I am a Computer Hardware professional. I started working with computer technology in the early eighties. I have seen the evolution of technology starting with closed platforms like the game console era and then the move toward open platforms like the Home Computer Golden Age. In the last 5 or 10 years, I have witnessed technology changes that are slowly moving away from open hardware designs towards hardware that is locked down and can’t be modified by the user.
ASRock servers, minipcs and mitx industrial boards are highly compatible with Linux, and it’s intentional. Sometimes trailing chipset versions just to stay that way.
Interesting; I’ve associated them with just making cheap boards. Is that changing?
Lol. They are one of the few manufacturers that have made consistently solid products and components for decades. Feels like many have already jumped over to being terrible.
They used to make zanier products (the stuff with ULI chipsets and CPU upgrade slots) back in the 2000s when they were a lowend brand competing with ECS. The feature set between boards is less diverse these days.
Less diverse?
Well, the example I gave above-- in the early Socket 754/939 days, ASRock sold a bunch of boards with an extra slot that would take a daughterboard that contained a Socket AM2 and DDR2 slots which would theoretically allow a significant upgrade on the “same” mainboard. Not sure anyone ever bought it, since it cost as much as a new mainboard.
The most famous example of this style of weirdness was the ECS PF88, which could be equipped with a Socket 939, LGA775, or a Pentium M depending on daughtercard choices.
But there was also some novel features-- motherboards with tube amplifiers on board (AOpen AX4B-533), a few generations of “instant boot mini-Linux environments”, and some more sophisticated debug tools (I recall some firms trying small LCD displays and voice prompts to replace 7-segment POST code displays-- considering a 128x32 all-points-addressable OLED costs like $1 in quantity of 1, why are those not standard when the motherboard costs $300+?!)
This reminds me of how I often assume a lesser known brand is a “small player” in a given industry, only to later find out that they provide parts and/or services to all of the well known brands. Kinda like Mitsubishi in the 80’s. Their parts and tech were in everything but their name was mostly associated with cheap electronics and small cars.
I think one of the computers in my basement is an ASRock board, and it’s the flimsiest board I’ve ever had. Like the USB ports are really flexible.
Chill situation
Bang for bucks, ASRock is really good. I bought a mobo when the first gen of Ryzen came out and it is still rocking today. It supports up to Matisse series cpu. I paid like, 70-80 bucks back then. I had a lot of value out of it.

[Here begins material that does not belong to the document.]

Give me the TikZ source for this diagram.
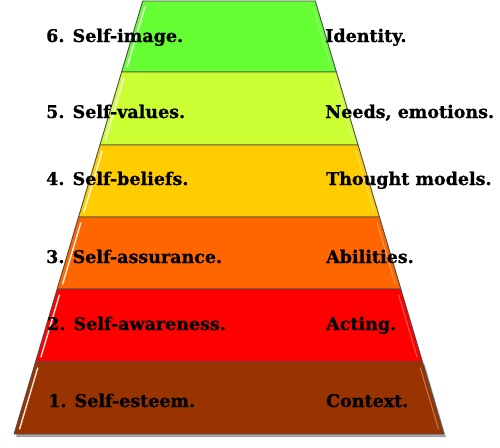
\documentclass[tikz,border=0pt]{standalone}
\usepackage{fontspec}
\setmainfont{DejaVu Serif}
\newfontfamily\lblfont{DejaVu Serif Bold}[FakeBold=0.8]
\definecolor{cSix}{HTML}{66FF33}
\definecolor{cFive}{HTML}{CCFF33}
\definecolor{cFour}{HTML}{FFCC00}
\definecolor{cThree}{HTML}{FF6600}
\definecolor{cTwo}{HTML}{FF0000}
\definecolor{cOne}{HTML}{993300}
\tikzset{
  layer/.style={draw=black!70, line width=0.9pt, line join=round},
  gloss/.style={white, line width=1.4pt, line cap=round, opacity=0.9},
  gloss2/.style={white, line width=1pt, line cap=round, opacity=0.35},
  lbl/.style={anchor=base west, inner sep=0pt, font=\lblfont\fontsize{17.5}{18}\selectfont}
}
\begin{document}
\begin{tikzpicture}[x=1pt,y=-1pt]
\useasboundingbox (0,0) rectangle (500,447);
% shadow
\fill[black!35] ({143-0.297*362+2},364) -- ({315+0.297*362+2},364) -- ({315+0.297*434+2},437) -- ({143-0.297*434+2},437) -- cycle;
\foreach \t/\b/\c in {1/72/cSix, 72/145/cFive, 145/217/cFour, 217/289/cThree, 289/362/cTwo, 362/434/cOne}{
  \draw[layer, fill=\c] ({143-0.297*\t},\t) -- ({315+0.297*\t},\t) -- ({315+0.297*\b},\b) -- ({143-0.297*\b},\b) -- cycle;
  \draw[gloss] ({143-0.297*(\t+6)+4},{\t+6}) -- ({143-0.297*(\b-5)+4},{\b-5});
  \draw[gloss2] ({315+0.297*(\t+6)-4},{\t+6}) -- ({315+0.297*(\b-5)-4},{\b-5});
}
\node[lbl] (l6) at (46,42) {6. Self-image.};
\node[lbl] (l5) at (46,118) {5. Self-values.};
\node[lbl] (l4) at (46,185) {4. Self-beliefs.};
\node[lbl] (l3) at (46,263) {3. Self-assurance.};
\node[lbl] (l2) at (47,330) {2. Self-awareness.};
\node[lbl] (l1) at (48,407) {1. Self-esteem.};
\node[lbl] (r6) at (325,42) {Identity.};
\node[lbl] (r5) at (325,118) {Needs, emotions.};
\node[lbl] (r4) at (326,185) {Thought models.};
\node[lbl] (r3) at (326,263) {Abilities.};
\node[lbl] (r2) at (326,330) {Acting.};
\node[lbl] (r1) at (326,407) {Context.};
\end{tikzpicture}
\end{document}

It is still living inside a home server and will be soon repurposed into an arcade cabinet.
I think my home server build will eventually be based on a used Asrock industrial mainboard. I’ve heard nothing but good feedback.
I remember them being a bit of a small upstart company years ago when I started paying attention to computer stuff.
They’ve been around since the 00s
Absolutely, but at least for the type of builds I was looking at, which were all gaming machines, Asrock kind of seemed like the more unpredictable budget option.
Not at all. They have entire lines of gaming boards and GPUs.
They do now. The commenter was using past tense.
Oooh, didnt know asrock made minipcs, im gonna have to look into that!
The firmware they use is closed source though
Lol. 99% of all hardware manufactured uses closed source BIOS. It’s not a concern.